- Taishi Location in Guangdong
- Coordinates (Taishi Elementary School): 22°53′06″N 113°24′12″E﻿ / ﻿22.8851°N 113.4034°E
- Country: People's Republic of China
- Province: Guangdong
- Sub-provincial city: Guangzhou
- District: Nansha
- Town: Dongchong

= Taishi, Guangzhou =

Taishi Village (太石村 (Tàishí Cūn)) is a small hamlet (population about 2,000), in the town of Dongchong, Nansha District, Guangzhou, Guangdong, formerly in the now-disbanded Yuwotou Town (鱼窝头镇) of Panyu District, Guangzhou. It is best known for being the flashpoint for democratic election reform in the region during 2005. In July that year, authorities grudgingly allowed the launch of a petition to dismiss the director of the villagers' committee, Chen Jingshen, who was accused of corruption involving a large land deal.
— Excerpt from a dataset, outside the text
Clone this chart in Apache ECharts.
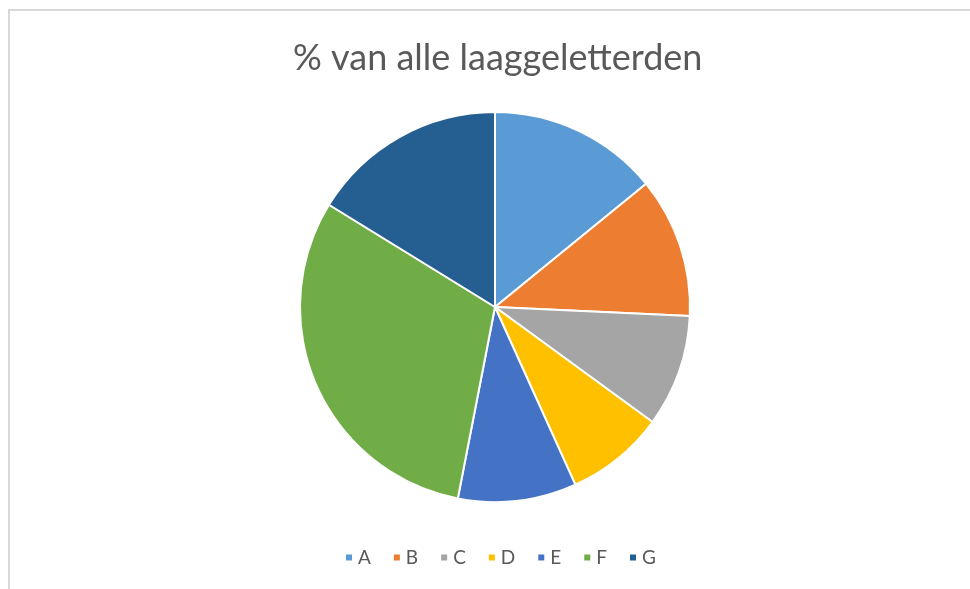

Later, they arrested dozens of villagers and their legal advisors, and closed down a web forum on the continuing confrontation between petitioners with regional officials and police who opposed the removal of Chen. Authorities seized a village accounts book that was intended to serve as evidence for embezzlement. The conflict drew nationwide attention, and led Western observers to doubt whether the Chinese Communist Party would be willing to allow a higher level of democracy.